Vendo aquele vendedor de DVDs piratas que fica na saída do supermercado, me pus a pensar em como nossa forma de assistir filmes mudou nos últimos dez anos… Naquela época, se quiséssemos assistir um filme nós simplesmente comprávamos o título escolhido, pagando muitas vezes um valor bem salgado. Ou, como muita gente costumava fazer, recorria aos piratas por um valor bem mais acessível.
Mas, de uns anos pra cá, com o surgimento das plataformas de streaming, nossos hábitos cinematográficos se transformaram por completo. Porém, a transformação não parou por aí. Assim como os filmes, nossa forma de ouvir música, de comer e até de viajar se rendeu ao modelo on demand.
Entretanto, ao mesmo tempo eu me questiono: e nossas formas de deslocar pela cidade mudaram tanto nos últimos dez anos? Obviamente houve avanços, como uma meia passagem aqui, um cartão para pagamento ali e um sistema integrado acolá. Mas nem de longe o sistema de transporte público acompanhou a evolução tecnológica e, usando um modelo que vem se mostrando falho há décadas, parece ter parado quase que completamente no tempo.

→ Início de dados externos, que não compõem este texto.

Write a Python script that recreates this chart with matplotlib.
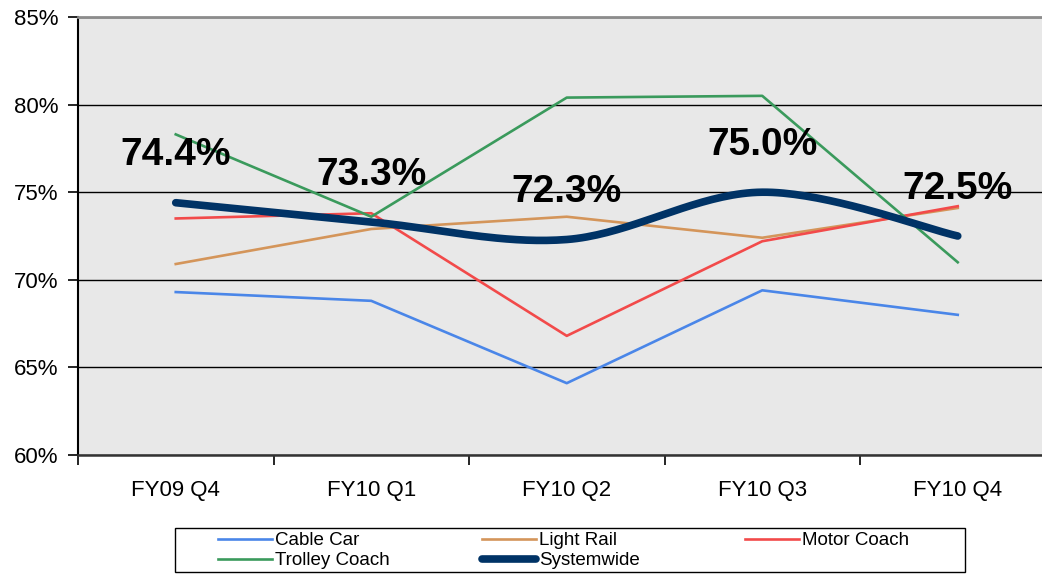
import numpy as np
import matplotlib
import matplotlib.pyplot as plt
from matplotlib.patches import Rectangle

matplotlib.use('Agg')
plt.rcParams['font.family'] = ['Liberation Sans', 'DejaVu Sans']

quarters = ["FY09 Q4", "FY10 Q1", "FY10 Q2", "FY10 Q3", "FY10 Q4"]
cable_car = [69.3, 68.8, 64.1, 69.4, 68.0]
light_rail = [70.9, 72.9, 73.6, 72.4, 74.1]
motor_coach = [73.5, 73.8, 66.8, 72.2, 74.2]
trolley_coach = [78.3, 73.6, 80.4, 80.5, 71.0]
systemwide = [74.4, 73.3, 72.3, 75.0, 72.5]


def smooth(xs, ys, n=40):
    # catmull-rom style smoothing, like the spreadsheet "smoothed line"
    xs = np.asarray(xs, float)
    ys = np.asarray(ys, float)
    px = np.concatenate([[xs[0]], xs, [xs[-1]]])
    py = np.concatenate([[ys[0]], ys, [ys[-1]]])
    out_x, out_y = [], []
    for i in range(1, len(px) - 2):
        p0, p1, p2, p3 = [np.array([px[j], py[j]]) for j in (i - 1, i, i + 1, i + 2)]
        c1 = p1 + (p2 - p0) / 6
        c2 = p2 - (p3 - p1) / 6
        t = np.linspace(0, 1, n)[:, None]
        pts = ((1 - t) ** 3) * p1 + 3 * ((1 - t) ** 2) * t * c1 + 3 * (1 - t) * t ** 2 * c2 + t ** 3 * p2
        out_x.extend(pts[:, 0])
        out_y.extend(pts[:, 1])
    return out_x, out_y


fig = plt.figure(figsize=(10.42, 5.74), dpi=100)
ax = fig.add_axes([78 / 1042, 1 - 455 / 574, (1055.5 - 78) / 1042, (455 - 17) / 574])
ax.set_facecolor('#e8e8e8')

x = np.arange(len(quarters))
l_cable, = ax.plot(x, cable_car, color='#4a86e8', lw=1.9, label='Cable Car')
l_light, = ax.plot(x, light_rail, color='#d4955a', lw=1.9, label='Light Rail')
l_motor, = ax.plot(x, motor_coach, color='#f24a4a', lw=1.9, label='Motor Coach')
l_trolley, = ax.plot(x, trolley_coach, color='#3a9a5c', lw=1.9, label='Trolley Coach')
sx, sy = smooth(x, systemwide)
l_sys, = ax.plot(sx, sy, color='#003366', lw=5.5, solid_capstyle='round', label='Systemwide')

for xi, v in zip(x, systemwide):
    ax.annotate(f"{v:.1f}%", (xi, v), xytext=(0, 34), textcoords='offset points',
                ha='center', va='center', fontsize=28, fontweight='bold', color='black')

ax.set_xlim(-0.5, len(quarters) - 0.5)
ax.set_ylim(60, 85)
ax.set_yticks([60, 65, 70, 75, 80, 85])
ax.set_yticklabels([f"{t}%" for t in [60, 65, 70, 75, 80, 85]], fontsize=16)
ax.set_xticks(x)
ax.set_xticklabels(quarters, fontsize=16)
ax.set_xticks(np.arange(-0.5, len(quarters), 1), minor=True)
ax.tick_params(axis='x', which='major', length=0, pad=18)
ax.tick_params(axis='x', which='minor', length=7, width=1.2, color='black')
ax.tick_params(axis='y', length=7, width=1.2, pad=7, color='black')
ax.grid(axis='y', color='black', lw=1)
ax.set_axisbelow(True)

ax.spines['top'].set_color('#8c8c8c')
ax.spines['top'].set_linewidth(2)
ax.spines['right'].set_visible(False)
ax.spines['left'].set_color('black')
ax.spines['left'].set_linewidth(1.5)
ax.spines['bottom'].set_color('#333333')
ax.spines['bottom'].set_linewidth(1.8)

# legend: spreadsheet lays entries out row by row, one legend per column here
columns = [([l_cable, l_trolley], 218), ([l_light, l_sys], 482), ([l_motor], 745)]
for hs, xpix in columns:
    leg = fig.legend(handles=hs, labels=[h.get_label() for h in hs],
                     loc='upper left', bbox_to_anchor=(xpix / 1042, 1 - 532 / 574),
                     frameon=False, fontsize=13.5, handlelength=2.9, handletextpad=0.15,
                     labelspacing=0.17, borderpad=0.0, borderaxespad=0.0)
fig.patches.append(Rectangle((175 / 1042, 2 / 574), 790 / 1042, 44 / 574,
                             transform=fig.transFigure, fill=False, edgecolor='black', lw=1))

fig.savefig('out.png', dpi=100)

Pensando nisso, em 1996, o cientista de dados finlandês Sampo Hietanen propôs um modelo que viria a se tornar o embrião do conceito de mobilidade como serviço (ou Maas-do inglês Mobility As A Service). Dez anos depois, durante uma conferência de turismo na Áustria, o cientista propôs um modelo de pacotes de mobilidade através da criação de um assistente inteligente de informações. Mas foi apenas em 2014 que Hietnan finalmente explicou o modelo de mobilidade como serviço para uma plateia de 200 pessoas, durante um evento de tecnologia em Helsinque, capital da Finlândia.
Mas, afinal, o que é mobilidade como serviço?
Mobilidade como serviço (Maas) é um conceito que busca oferecer a mobilidade urbana de forma integrada a diferentes modais de transporte e formas de pagamento. Utilizando o exemplo dos filmes, mencionado no início do texto, imagine ter um serviço que fosse uma espécie de “Netflix do Transporte”, em que mensalmente pagássemos uma taxa para usufruir de toda base ali oferecida, dando acesso a um pacote de serviços integrados, que disponibilizasse desde transporte individual por aplicativo a ônibus e trens intermunicipais, por exemplo. Helsinque é considerado o primeiro caso de sucesso da Maas. Desde 2016, por meio do aplicativo Whim, os cidadãos da capital finlandesa podem pagar todos os serviços de transporte da cidade, públicos ou privados.
No Brasil, o transporte passou a ser considerado um direto social apenas em 2015, através da Proposta de Emenda à Constituição n° 74, de 2013. No entanto, embora o Maas pareça algo extremamente inovador, esse é um modelo já há muito conhecido por nós. Não no transporte, obviamente. Mas em outro direito social, que passou a ser assegurado a todos muito antes do lançamento do aplicativo de transporte finlandês, da Netflix ou mesmo do primeiro DVD. Trata-se do nosso localmente criticado, porém mundialmente elogiado Sistema Único de Saúde, também conhecido como SUS.
Sem entrar na polêmica efetividade do sistema, mesmo porque o tema aqui não é saúde, pelo menos não diretamente. Se o SUS tem seus problemas está mais que evidente que o atual sistema de transporte também os tem. Enfim, me parece urgente que o “filme da nossa mobilidade” seja rebobinado e revisto. Que façamos melhor uso dos benefícios que a tecnologia pode nos dar no dia a dia, antes que a pirataria, à exemplo dos filmes, tome conta também dos transportes.